(Exercise description)
Take every line from the first down to the line with "p.ygrid.ticker = FixedTicker(ticks=y_ticks[1:])" and set it down exactly, without the pictures.
++++++++++
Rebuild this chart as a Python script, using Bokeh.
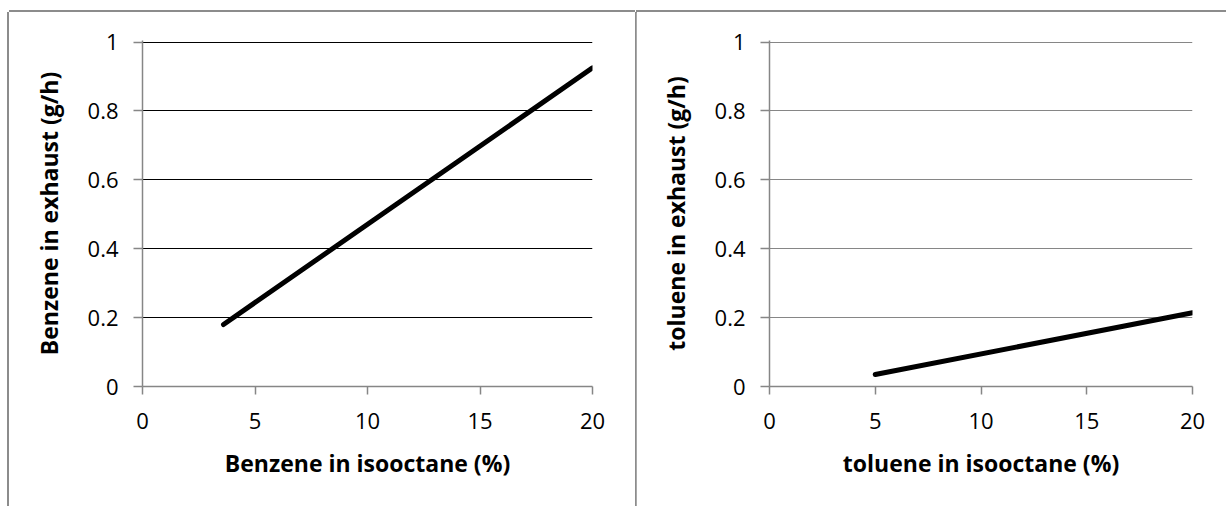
from bokeh.plotting import figure
from bokeh.layouts import row, column
from bokeh.models import Range1d, FixedTicker, NumeralTickFormatter, Spacer
from bokeh.embed import file_html
from bokeh.resources import INLINE

# ---- data ----
benzene_pct = [3.6, 20]
benzene_exhaust = [0.18, 0.925]
toluene_pct = [5, 20]
toluene_exhaust = [0.035, 0.214]
x_ticks = [0, 5, 10, 15, 20]
y_ticks = [0, 0.2, 0.4, 0.6, 0.8, 1.0]

FONT = "Open Sans"
AXIS_GRAY = "#868686"
Y_TOP = 1 + 1.5 / 344


def make_panel(x, y, xlabel, ylabel, grid_color, width, right_border, shadow):
    p = figure(width=width, height=494, output_backend="svg", toolbar_location=None,
               x_range=Range1d(0, 20), y_range=Range1d(0, Y_TOP),
               min_border_left=133, min_border_right=right_border,
               min_border_top=28, min_border_bottom=120,
               background_fill_color="white", border_fill_color="white",
               styles={"box-shadow": shadow})
    p.outline_line_color = None
    p.line(x, y, line_color="black", line_width=5, line_cap="round")

    p.xgrid.grid_line_color = None
    p.ygrid.grid_line_color = grid_color
    p.ygrid.grid_line_width = 1.2
    p.ygrid.ticker = FixedTicker(ticks=y_ticks[1:])

    xa = p.xaxis[0]
    xa.ticker = FixedTicker(ticks=x_ticks)
    xa.axis_label = xlabel
    xa.axis_line_color = AXIS_GRAY
    xa.axis_line_width = 1.5
    xa.major_tick_line_color = AXIS_GRAY
    xa.major_tick_line_width = 1.5
    xa.major_tick_out = 8
    xa.major_tick_in = 0
    xa.minor_tick_line_color = None
    xa.major_label_text_font = FONT
    xa.major_label_text_font_size = "22px"
    xa.major_label_text_color = "black"
    xa.major_label_standoff = 18
    xa.axis_label_text_font = FONT
    xa.axis_label_text_font_size = "23px"
    xa.axis_label_text_font_style = "bold"
    xa.axis_label_text_color = "black"
    xa.axis_label_standoff = 15

    ya = p.yaxis[0]
    ya.ticker = FixedTicker(ticks=y_ticks)
    ya.formatter = NumeralTickFormatter(format="0.[0]")
    ya.axis_label = ylabel
    ya.axis_line_color = AXIS_GRAY
    ya.axis_line_width = 1.5
    ya.major_tick_line_color = AXIS_GRAY
    ya.major_tick_line_width = 1.5
    ya.major_tick_out = 9
    ya.major_tick_in = 0
    ya.minor_tick_line_color = None
    ya.major_label_text_font = FONT
    ya.major_label_text_font_size = "22px"
    ya.major_label_text_color = "black"
    ya.major_label_standoff = 15
    ya.axis_label_text_font = FONT
    ya.axis_label_text_font_size = "23px"
    ya.axis_label_text_font_style = "bold"
    ya.axis_label_text_color = "black"
    ya.axis_label_standoff = 20
    return p


p1 = make_panel(benzene_pct, benzene_exhaust, "Benzene in isooctane (%)",
                "Benzene in exhaust (g/h)", "black", 626, 43,
                "-2px 0 0 0 #8c8c8c, 0 -2px 0 0 #8c8c8c, 2px 0 0 0 #8c8c8c")
p2 = make_panel(toluene_pct, toluene_exhaust, "toluene in isooctane (%)",
                "toluene in exhaust (g/h)", AXIS_GRAY, 590, 34,
                "0 -2px 0 0 #8c8c8c")

layout = column(Spacer(height=12), row(Spacer(width=9), p1, Spacer(width=1), p2, spacing=0), spacing=0)

open("out.html", "w").write(file_html(layout, INLINE))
++++++++++
(Exercise response)
Rebuild this chart as a Python script, using Bokeh.
from bokeh.plotting import figure
from bokeh.layouts import row, column
from bokeh.models import Range1d, FixedTicker, NumeralTickFormatter, Spacer
from bokeh.embed import file_html
from bokeh.resources import INLINE

# ---- data ----
benzene_pct = [3.6, 20]
benzene_exhaust = [0.18, 0.925]
toluene_pct = [5, 20]
toluene_exhaust = [0.035, 0.214]
x_ticks = [0, 5, 10, 15, 20]
y_ticks = [0, 0.2, 0.4, 0.6, 0.8, 1.0]

FONT = "Open Sans"
AXIS_GRAY = "#868686"
Y_TOP = 1 + 1.5 / 344


def make_panel(x, y, xlabel, ylabel, grid_color, width, right_border, shadow):
    p = figure(width=width, height=494, output_backend="svg", toolbar_location=None,
               x_range=Range1d(0, 20), y_range=Range1d(0, Y_TOP),
               min_border_left=133, min_border_right=right_border,
               min_border_top=28, min_border_bottom=120,
               background_fill_color="white", border_fill_color="white",
               styles={"box-shadow": shadow})
    p.outline_line_color = None
    p.line(x, y, line_color="black", line_width=5, line_cap="round")

    p.xgrid.grid_line_color = None
    p.ygrid.grid_line_color = grid_color
    p.ygrid.grid_line_width = 1.2
    p.ygrid.ticker = FixedTicker(ticks=y_ticks[1:])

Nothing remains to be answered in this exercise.